# CHALLENGE
With the images removed, repeat the data below exactly.

# DATA SHOWN
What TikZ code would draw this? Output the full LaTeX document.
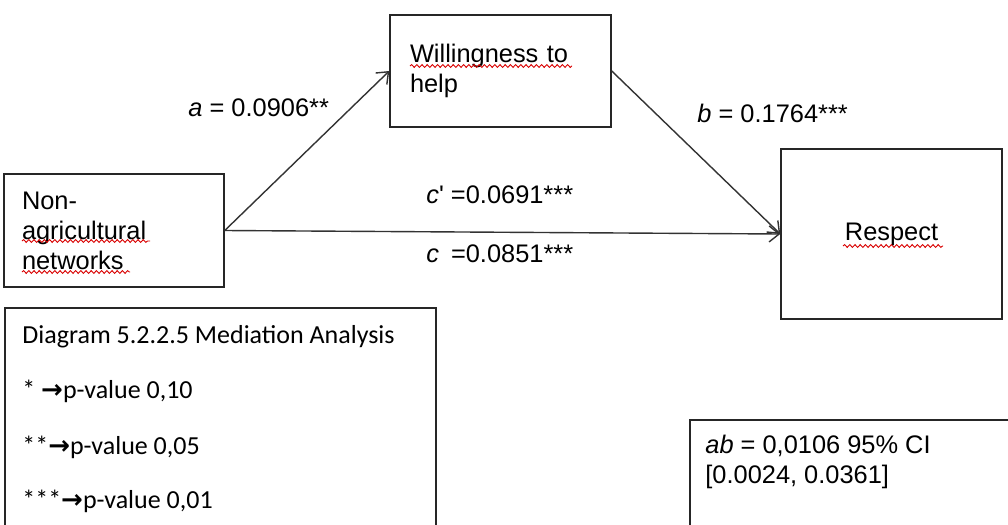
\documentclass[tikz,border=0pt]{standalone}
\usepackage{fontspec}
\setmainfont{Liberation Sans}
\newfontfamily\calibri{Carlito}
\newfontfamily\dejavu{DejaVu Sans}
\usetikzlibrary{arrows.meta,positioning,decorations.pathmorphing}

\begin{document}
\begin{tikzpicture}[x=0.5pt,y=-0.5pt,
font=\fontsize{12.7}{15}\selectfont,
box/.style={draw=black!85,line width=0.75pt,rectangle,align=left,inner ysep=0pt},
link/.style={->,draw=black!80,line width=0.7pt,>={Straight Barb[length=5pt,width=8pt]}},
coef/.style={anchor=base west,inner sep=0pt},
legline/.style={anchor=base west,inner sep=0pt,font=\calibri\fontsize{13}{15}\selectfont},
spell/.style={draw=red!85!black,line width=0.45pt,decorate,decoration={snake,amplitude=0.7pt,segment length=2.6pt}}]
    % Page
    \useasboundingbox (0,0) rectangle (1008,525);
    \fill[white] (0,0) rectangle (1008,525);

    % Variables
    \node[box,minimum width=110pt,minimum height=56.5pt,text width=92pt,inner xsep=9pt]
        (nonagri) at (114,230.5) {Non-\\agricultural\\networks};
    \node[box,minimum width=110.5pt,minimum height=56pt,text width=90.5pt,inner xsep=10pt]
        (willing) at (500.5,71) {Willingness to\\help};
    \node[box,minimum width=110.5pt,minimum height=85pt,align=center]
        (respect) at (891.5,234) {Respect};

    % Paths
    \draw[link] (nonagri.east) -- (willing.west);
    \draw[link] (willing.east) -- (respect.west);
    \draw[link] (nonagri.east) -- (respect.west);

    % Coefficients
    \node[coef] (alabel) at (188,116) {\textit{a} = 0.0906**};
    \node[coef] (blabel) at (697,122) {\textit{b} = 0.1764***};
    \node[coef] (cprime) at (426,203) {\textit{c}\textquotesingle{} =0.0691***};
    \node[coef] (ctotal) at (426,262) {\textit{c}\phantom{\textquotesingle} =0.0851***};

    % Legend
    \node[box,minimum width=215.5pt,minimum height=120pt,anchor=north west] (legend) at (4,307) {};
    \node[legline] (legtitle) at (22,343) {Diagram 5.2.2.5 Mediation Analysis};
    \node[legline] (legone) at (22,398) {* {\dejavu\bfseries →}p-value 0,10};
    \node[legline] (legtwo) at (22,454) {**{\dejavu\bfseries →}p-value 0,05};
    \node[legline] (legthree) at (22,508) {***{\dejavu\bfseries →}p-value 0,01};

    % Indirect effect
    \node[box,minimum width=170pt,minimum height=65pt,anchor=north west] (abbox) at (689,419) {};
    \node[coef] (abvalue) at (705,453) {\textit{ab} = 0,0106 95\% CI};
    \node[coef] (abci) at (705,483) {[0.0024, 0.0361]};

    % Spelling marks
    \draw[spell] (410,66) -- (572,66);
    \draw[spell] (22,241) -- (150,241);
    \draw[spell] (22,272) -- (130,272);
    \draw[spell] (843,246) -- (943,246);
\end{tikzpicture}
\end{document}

# EXERCISE RESULT
What TikZ code would draw this? Output the full LaTeX document.
\documentclass[tikz,border=0pt]{standalone}
\usepackage{fontspec}
\setmainfont{Liberation Sans}
\newfontfamily\calibri{Carlito}
\newfontfamily\dejavu{DejaVu Sans}
\usetikzlibrary{arrows.meta,positioning,decorations.pathmorphing}

\begin{document}
\begin{tikzpicture}[x=0.5pt,y=-0.5pt,
font=\fontsize{12.7}{15}\selectfont,
box/.style={draw=black!85,line width=0.75pt,rectangle,align=left,inner ysep=0pt},
link/.style={->,draw=black!80,line width=0.7pt,>={Straight Barb[length=5pt,width=8pt]}},
coef/.style={anchor=base west,inner sep=0pt},
legline/.style={anchor=base west,inner sep=0pt,font=\calibri\fontsize{13}{15}\selectfont},
spell/.style={draw=red!85!black,line width=0.45pt,decorate,decoration={snake,amplitude=0.7pt,segment length=2.6pt}}]
    % Page
    \useasboundingbox (0,0) rectangle (1008,525);
    \fill[white] (0,0) rectangle (1008,525);

    % Variables
    \node[box,minimum width=110pt,minimum height=56.5pt,text width=92pt,inner xsep=9pt]
        (nonagri) at (114,230.5) {Non-\\agricultural\\networks};
    \node[box,minimum width=110.5pt,minimum height=56pt,text width=90.5pt,inner xsep=10pt]
        (willing) at (500.5,71) {Willingness to\\help};
    \node[box,minimum width=110.5pt,minimum height=85pt,align=center]
        (respect) at (891.5,234) {Respect};

    % Paths
    \draw[link] (nonagri.east) -- (willing.west);
    \draw[link] (willing.east) -- (respect.west);
    \draw[link] (nonagri.east) -- (respect.west);

    % Coefficients
    \node[coef] (alabel) at (188,116) {\textit{a} = 0.0906**};
    \node[coef] (blabel) at (697,122) {\textit{b} = 0.1764***};
    \node[coef] (cprime) at (426,203) {\textit{c}\textquotesingle{} =0.0691***};
    \node[coef] (ctotal) at (426,262) {\textit{c}\phantom{\textquotesingle} =0.0851***};

    % Legend
    \node[box,minimum width=215.5pt,minimum height=120pt,anchor=north west] (legend) at (4,307) {};
    \node[legline] (legtitle) at (22,343) {Diagram 5.2.2.5 Mediation Analysis};
    \node[legline] (legone) at (22,398) {* {\dejavu\bfseries →}p-value 0,10};
    \node[legline] (legtwo) at (22,454) {**{\dejavu\bfseries →}p-value 0,05};
    \node[legline] (legthree) at (22,508) {***{\dejavu\bfseries →}p-value 0,01};

    % Indirect effect
    \node[box,minimum width=170pt,minimum height=65pt,anchor=north west] (abbox) at (689,419) {};
    \node[coef] (abvalue) at (705,453) {\textit{ab} = 0,0106 95\% CI};
    \node[coef] (abci) at (705,483) {[0.0024, 0.0361]};

    % Spelling marks
    \draw[spell] (410,66) -- (572,66);
    \draw[spell] (22,241) -- (150,241);
    \draw[spell] (22,272) -- (130,272);
    \draw[spell] (843,246) -- (943,246);
\end{tikzpicture}
\end{document}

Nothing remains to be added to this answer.